Lascio l'auto a S. Anna di Valdieri, a pochi metri dalla Balma Meris (1000 m). Ed è proprio dal suo ingresso che comincia il mio cammino. La strada, da asfaltata e ripida diviene subito una comoda mulattiera, un selciato che alterna tratti piani a tratti in salita e che procede quasi interamente sotto un fitto bosco di latifoglie, soprattutto faggi. Si tratta di un'antica mulattiera di caccia e di pesca, tra le preferite del re Vittorio Emanuele II.
Al termine dei boschi, ecco il pianoro. La mulattiera sale dolcemente alla sinistra (orografica) del rio e attraversa i verdi pascoli del Gias del Prato, dove sorgono le antiche malghe di quota 1500 e 1700. La pendenza del cammino qui è modestissima. A sinistra scorgo gli orridi dirupi della Rocca Arcoulon, bui canaloni dove la neve staziona tutto l'anno. Le baite che qui attraverso erano le antiche case reali del Chiot. Intorno ai 1700 già posso intravvedere la bastionata rocciosa che chiude a valle il ripiano del Lago Sottano della Sella, da cui precipita una spettacolare cascata. Sulle rive del lago, a sinistra per chi viene dalla valle, oltre un comodo ponticello di legno, sorge il Rifugio Livio Bianco (1910 m), dominatore dall'alto dell'intero bacino lacustre.

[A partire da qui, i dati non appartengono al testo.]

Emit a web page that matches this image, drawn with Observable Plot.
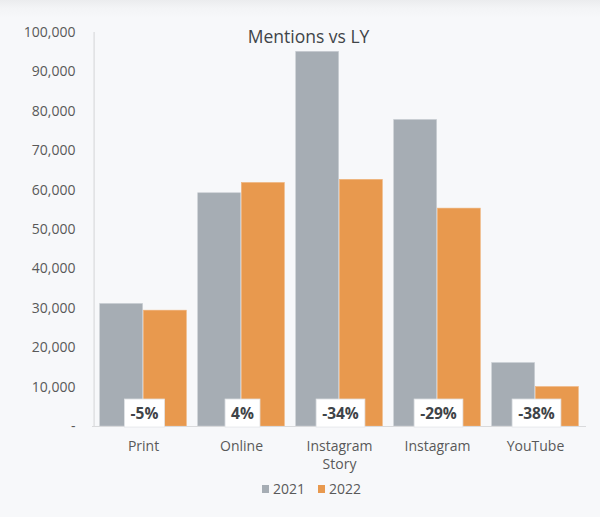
<!DOCTYPE html>
<html>
<head>
<meta charset="utf-8">
<script src="https://cdn.jsdelivr.net/npm/d3@7"></script>
<script src="https://cdn.jsdelivr.net/npm/@observablehq/plot@0.6"></script>
<style>
  html, body { margin: 0; padding: 0; }
  body {
    width: 600px; height: 517px; overflow: hidden;
    background: linear-gradient(to bottom, #ebecee 0px, #f3f4f6 8px, #f7f8fa 18px, #f7f8fa 100%);
    font-family: "Open Sans", sans-serif;
    position: relative;
  }
  #chart { position: absolute; left: 0; top: 0; }
  #legend {
    position: absolute; left: 262px; top: 479px;
    display: flex; align-items: center; gap: 0;
    font: 14px "Open Sans", sans-serif; color: #595959;
  }
  #legend .item { display: flex; align-items: center; margin-right: 13px; }
  #legend .sw { width: 7px; height: 8px; display: inline-block; margin-right: 4px; }
</style>
</head>
<body>
<div id="chart"></div>
<div id="legend"></div>
<script>
const title = "Mentions vs LY";
const categories = ["Print", "Online", "Instagram Story", "Instagram", "YouTube"];
const years = ["2021", "2022"];
const values2021 = [31100, 59200, 95100, 77800, 16100];
const values2022 = [29400, 61800, 62600, 55300, 10000];
const changeLabels = ["-5%", "4%", "-34%", "-29%", "-38%"];
const yTicks = [0, 10000, 20000, 30000, 40000, 50000, 60000, 70000, 80000, 90000, 100000];
const colors = ["#a6adb4", "#e8994e"];

const rows2021 = categories.map((c, i) => ({category: c, year: years[0], value: values2021[i]}));
const rows2022 = categories.map((c, i) => ({category: c, year: years[1], value: values2022[i]}));
const labelRows = categories.map((c, i) => ({category: c, label: changeLabels[i]}));

const fmt = d3.format(",");

const plot = Plot.plot({
  width: 600,
  height: 475,
  marginTop: 32,
  marginBottom: 49,
  marginLeft: 92,
  marginRight: 14,
  style: {background: "transparent", fontFamily: "Open Sans, sans-serif"},
  x: {domain: categories, padding: 0, label: null},
  y: {domain: [0, 100000], label: null},
  marks: [
    Plot.barY(rows2021, {x: "category", y: "value", fill: colors[0], stroke: "#c9cdd2", strokeWidth: 0.6, insetLeft: 5.7, insetRight: 49.4}),
    Plot.barY(rows2022, {x: "category", y: "value", fill: colors[1], stroke: "#efb27a", strokeWidth: 0.6, insetLeft: 49.4, insetRight: 5.7}),
    Plot.ruleY([0], {stroke: "#d9dadc", strokeWidth: 1.2}),
    Plot.ruleX([categories[0]], {y1: 0, y2: 100000, dx: -49.4, stroke: "#d9dadc", strokeWidth: 1.2}),
    Plot.text(labelRows, {x: "category", y: 3150, dx: 1, text: "label", fill: "#3f4448", fontWeight: "bold", fontSize: 15.5}),
    Plot.axisY({ticks: yTicks, tickSize: 0, tickPadding: 17, tickFormat: d => d === 0 ? "-" : fmt(d), fontSize: 14, color: "#595959", label: null}),
    Plot.axisX({tickSize: 0, tickPadding: 12, fontSize: 14, color: "#595959", lineWidth: 6.5, lineHeight: 1.28, label: null}),
    Plot.text([title], {text: d => d, frameAnchor: "top", dx: -31, dy: -2, fontSize: 17.5, fill: "#404448"})
  ]
});
document.getElementById("chart").appendChild(plot);

// white boxes behind the change labels, sized from the rendered text
const svg = plot.tagName.toLowerCase() === "svg" ? plot : plot.querySelector("svg");
Array.from(svg.querySelectorAll("text"))
  .filter(t => changeLabels.includes(t.textContent.trim()))
  .forEach(t => {
    const b = t.getBBox();
    const r = document.createElementNS("http://www.w3.org/2000/svg", "rect");
    const padX = 6, padY = 3;
    r.setAttribute("x", b.x - padX);
    r.setAttribute("y", b.y - padY);
    r.setAttribute("width", b.width + 2 * padX);
    r.setAttribute("height", b.height + 2 * padY);
    r.setAttribute("fill", "#ffffff");
    r.setAttribute("stroke", "#e3e5e8");
    r.setAttribute("stroke-width", "0.8");
    const tr = t.getAttribute("transform");
    if (tr) r.setAttribute("transform", tr);
    t.parentNode.insertBefore(r, t);
  });

const legend = document.getElementById("legend");
years.forEach((y, i) => {
  const item = document.createElement("div");
  item.className = "item";
  item.innerHTML = `<span class="sw" style="background:${colors[i]}"></span><span>${y}</span>`;
  legend.appendChild(item);
});
</script>
</body>
</html>
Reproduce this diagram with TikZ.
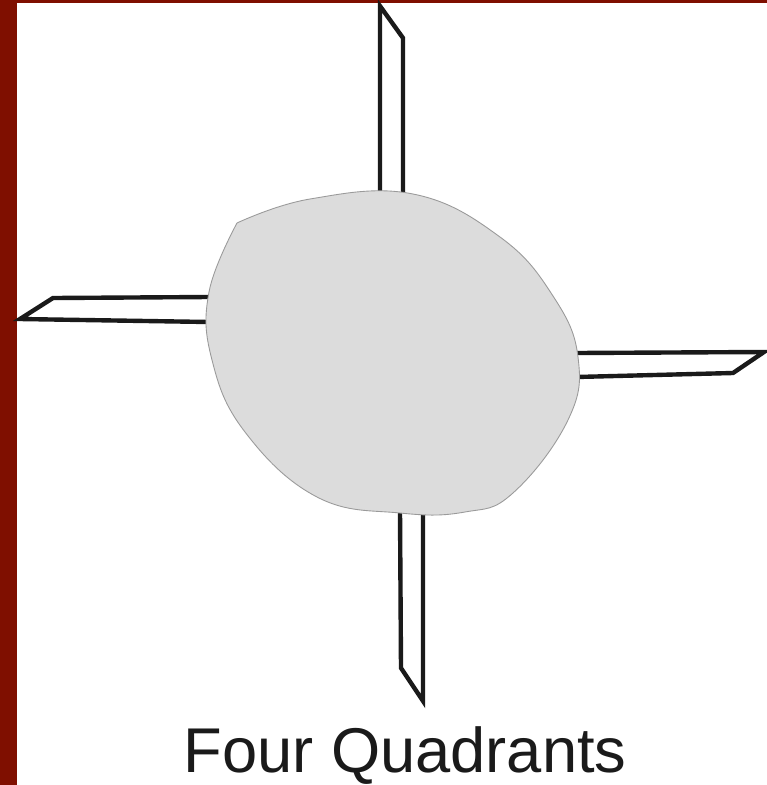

Dopo una breve pausa al rifugio, ritornando sui miei passi e riattraversando il ponticello, proseguo lungo l'evidente mulattiera, a tratti sentiero e a tratti selciato, che risale il lato sinistro (sempre orografico del lago) in leggera salita. Dopo qualche tornante e un rapido passaggio sul bel gias di quota 2200, giungo nei pressi di un bivio: a destra si prosegue per l'imminente Lago Soprano della Sella (che tralascio), a sinistra si procede per il Colle di Valmiana. Ed è proprio quella la direzione giusta. La mulattiera compie un lungo traverso, con qualche saliscendi, e mi conduce in breve ad una sella rocciosa. Ora aggiro le pendici del monte, perdo qualche metro di quota e mi ritrovo nel mezzo di una immensa pietraia. Mi rendo subito contro che questo è il posto giusto per avvistare camosci: la loro presenza, quassù, è cosa certa. Poco prima di salire in direzione del Colle, presso una roccetta a quota 2460, un cartello segnaletico mi indica la direzione per le pietraie del Monte Matto.
Ora occorrerà solo più seguire i bolli blu e i numerosi ometti che dovrebbero accompagnare la mia interminabile progressione verso la vetta. In breve, mi ritrovo a risalire la zona dominata dai vari laghetti del Matto senza alcun punto di riferimento. Vado ad intuito ma mi ritrovo troppo a destra, sulla cresta, costantemente rotta, instabile. Risalgo addirittura un canalino con passi di II grado per poi ritrovarmi in un vicolo cieco. Solo dopo un'ora di fatica sprecata, decido di scendere più in basso, all'altezza dell'ultimo laghetto superiore. Qui, finalmente, vedo il traliccio di ferro porto sulla cima del Matto.
Dalla vetta, naturalmente, si vede tutto, ma proprio tutto: si vede lontano il Monviso, si vedono le punte più alte delle Marittime, si vede la Cima Argentera e quella di Nasta... si vede il mondo dall'alto, con tutto il suo verde vegetale ed il grigio della pietra, si vede il cielo con le sue bianche e leggere striature fatte di vento e di vapore.